Bilas: Improving the NCAA tournament

That is some idiotic and inaccurate cherry-picking.

A 7-11 team being in would be extremely rare, and it would lead to less of what are now basically first round byes, while also giving more mid-majors a chance.

hardly cherry-picking. Every year there is a huge upset (usually multiple). I know Id find them much more interesting if they were 15 seed Florida Gulf Coast making it to the Sweet 16 instead of 15 seed TCU because we made the tournament only the power conferences and the Big 12 got 9 teams in.
 
it would solve the dilemma of smaller conference regular seasons not meaning a lot. Most of those teams would be mid-major teams.

I like the idea...could probably pull it off without going all the way to 96 if people thought it too big. Most years 72-76 would probably cover any bid thievery.
 
Side convo: I know I give you a lot of crap about RPI, but check this out and see what you think. Probably way to fancy to be accepted by the committee, but it is the spirit of the direction I want an RPI tweak/replacement to head (Sagarin ELO-ish is the short version). https://sethburn.wordpress.com/2015/02/20/bad-wins-good-losses-every-game-counts-220-kp-elo-update/

**Also note the rankings in that article are from Feb 20, so they're WAY out of date.

RPI is obviously flawed, teams like VCU and KU are clearly overrated most of the year...but it still makes more sense as a seeding tool than BPI or something like KenPom. Sagarin ELO is the best well known metric out there that would possibly be accepted and used by the NCAA.

In terms of just rating overall quality of a team I like Sagarin full ranking, in terms of selecting teams based on purely who they have beat and lost to, ELO would be great...drastically better than BPI. BPI getting run as a selection tool just shows how ESPN truly runs college sports.

BPI has had Ohio State idiotic all year. RPI has had KU and VCU high all year. In comparison sagarin ELO has them just exactly where you'd think. Sure some teams are still 5 spots or so from where you'd think, but it's a who beat who and there aren't gigantic whopping anomalies.
 
Basketball is the main reason why I am against the whole Power Five autonomy... I know it isn't about basketball but the Pac 12 and SEC are NOT power conferences in basketball.
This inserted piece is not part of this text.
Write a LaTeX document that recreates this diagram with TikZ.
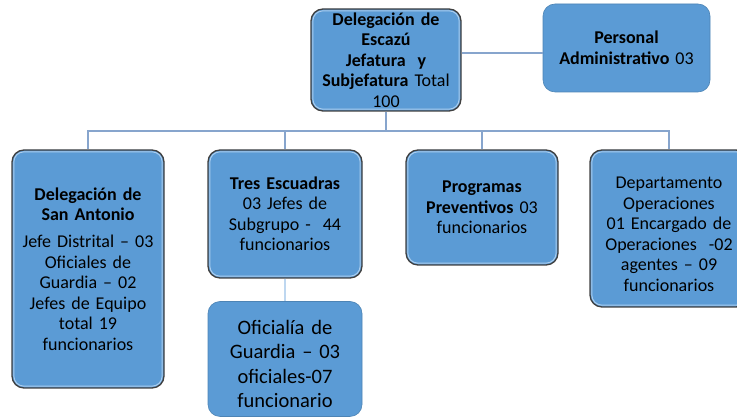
\documentclass[tikz,border=0pt]{standalone}
\usepackage{fontspec}
\setmainfont{Carlito}
\definecolor{boxblue}{RGB}{91,155,213}
\definecolor{boxedge}{RGB}{64,64,64}
\definecolor{bevel}{RGB}{170,205,238}
\definecolor{connblue}{RGB}{135,165,205}
\definecolor{connlight}{RGB}{190,215,240}
\begin{document}
\begin{tikzpicture}[x=1pt,y=1pt,
  box/.style={rounded corners=12pt, fill=boxblue, draw=boxedge, line width=1.3pt,
    align=center, inner sep=3pt, font=\fontsize{18}{20.5}\selectfont},
  plainbox/.style={box, draw=boxblue!85!black, line width=0.6pt},
  bevelline/.style={draw=bevel, line width=1pt, rounded corners=10pt},
  conn/.style={draw=connblue, line width=1.6pt},
  connl/.style={draw=connlight, line width=2pt}]
\useasboundingbox (0,0) rectangle (737,419);

\node[box, minimum width=150pt, minimum height=102pt, text width=144pt] (top) at (386,359)
  {\textbf{Delegación de}\\\textbf{Escazú}\\\textbf{Jefatura\ \ y}\\\textbf{Subjefatura} Total\\100};
\node[plainbox, minimum width=167pt, minimum height=88pt, text width=160pt] (pers) at (626.5,371)
  {\textbf{Personal}\\\textbf{Administrativo} 03};

\node[box, minimum width=152pt, minimum height=238pt, text width=146pt] (san) at (88,150)
  {\textbf{Delegación de}\\\textbf{San Antonio}\\[6.5pt]Jefe Distrital -- 03\\Oficiales de\\Guardia -- 02\\Jefes de Equipo\\total 19\\funcionarios};
\node[box, minimum width=154pt, minimum height=128pt, text width=148pt] (tres) at (285,205)
  {\textbf{Tres Escuadras}\\03 Jefes de\\Subgrupo -\ \ 44\\funcionarios};
\node[plainbox, minimum width=154pt, minimum height=115pt, text width=148pt,
  font=\fontsize{20.5}{24.5}\selectfont] (ofi) at (285,60)
  {\rule{0pt}{24pt}Oficialía de\\Guardia -- 03\\oficiales-07\\funcionario};
\node[box, minimum width=152pt, minimum height=115pt, text width=146pt] (prog) at (482,211.5)
  {\textbf{Programas}\\\textbf{Preventivos} 03\\funcionarios};
\node[box, minimum width=158pt, minimum height=157pt, text width=150pt] (dep) at (669,190.5)
  {\rule{0pt}{23pt}Departamento\\Operaciones\\01 Encargado de\\Operaciones\ \ -02\\agentes -- 09\\funcionarios};

\foreach \n in {top,san,tres,prog,dep}{
  \draw[bevelline] ([shift={(2.5,2.5)}]\n.south west) rectangle ([shift={(-2.5,-2.5)}]\n.north east);
}

\coordinate (bus) at (0,288);
\draw[conn] (top.south) -- (top.south |- bus);
\draw[conn] (san.north) -- (san.north |- bus) -| (dep.north);
\draw[conn] (tres.north) -- (tres.north |- bus);
\draw[conn] (prog.north) -- (prog.north |- bus);
\draw[conn] ([yshift=7pt]top.east) -- ([yshift=7pt]top.east -| pers.west);
\draw[connl] (tres.south) -- (ofi.north);
\end{tikzpicture}
\end{document}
It would be interesting if a Power Five NCAA tournament is still 64 teams though which would include every single team in a powerfive conference. Season is played for seating everyone goes, would be weird to see some crap team making some sort of a run in that situation lol
 
Not sure if conferences get to decide who gets the auto bid, but RE the Ivy League that's the whole point; they smartly (imo) send their best team every year.

Their results are generally better then most other low level mid-major conferences.

Total NCAA Tourney Wins All-time...

Ivy League - 42
America East - 5
Big Sky - 10
Big South - 6
Big West - 14
Colonial Athletic - 29
Horizon - 21
MAAC - 15
MAC - 30
MEAC - 3
NEC - 3
OVC - 10
Patriot - 18
SOCON - 13
Southland - 9
Summit - 4
Sun Belt - 20
SWAC - 4
WAC - 18
 
I don't really get why low major conferences send their conf tourney champ to the ncaa tourney. You think they would want to send their best team to represent the league, like the Ivy League does.

It'd be more fair to regular-season champion, but most leagues must figure it's a good trade-off — with conference tournament a league is guaranteed a prime-time feature TV slot -- if it's regular-season winner auto-bid, it would go largely unnoticed in most cases (unless it so happened to come down to a final game, such as this year's Ivy playoff).

I don't think the general basketball fan would like the process as much, either, if small conferences chose regular-season winner as auto-bid.
 
That was my issue with it as well. Teams that find out on Selection Sunday part 1 that they are ranked at a certain point would now have zero incentive to try hard in the conference tourneys because they wouldn't be able to improve their seeding. It would have the opposite of Bilas' intended goal: placing more importance on conference tourney week. They'd just become even more of an afterthought for the big conferences.

And in a worst case scenario, can you imagine all the conspiracy theories that would run wild the first time a power conference team that was right on the line of getting bumped by auto-bids unexpectedly won their conference tourney?

I didn't have time to re-read his column and study it further yet, I wondered if I interpreted correctly, that the 1-68 ranking would be firm entering conference tournaments? Or can teams still gain or drop in the rank? If they're locked, I agree with the points you noted. If the order can change between then and Selection Sunday, that may be different.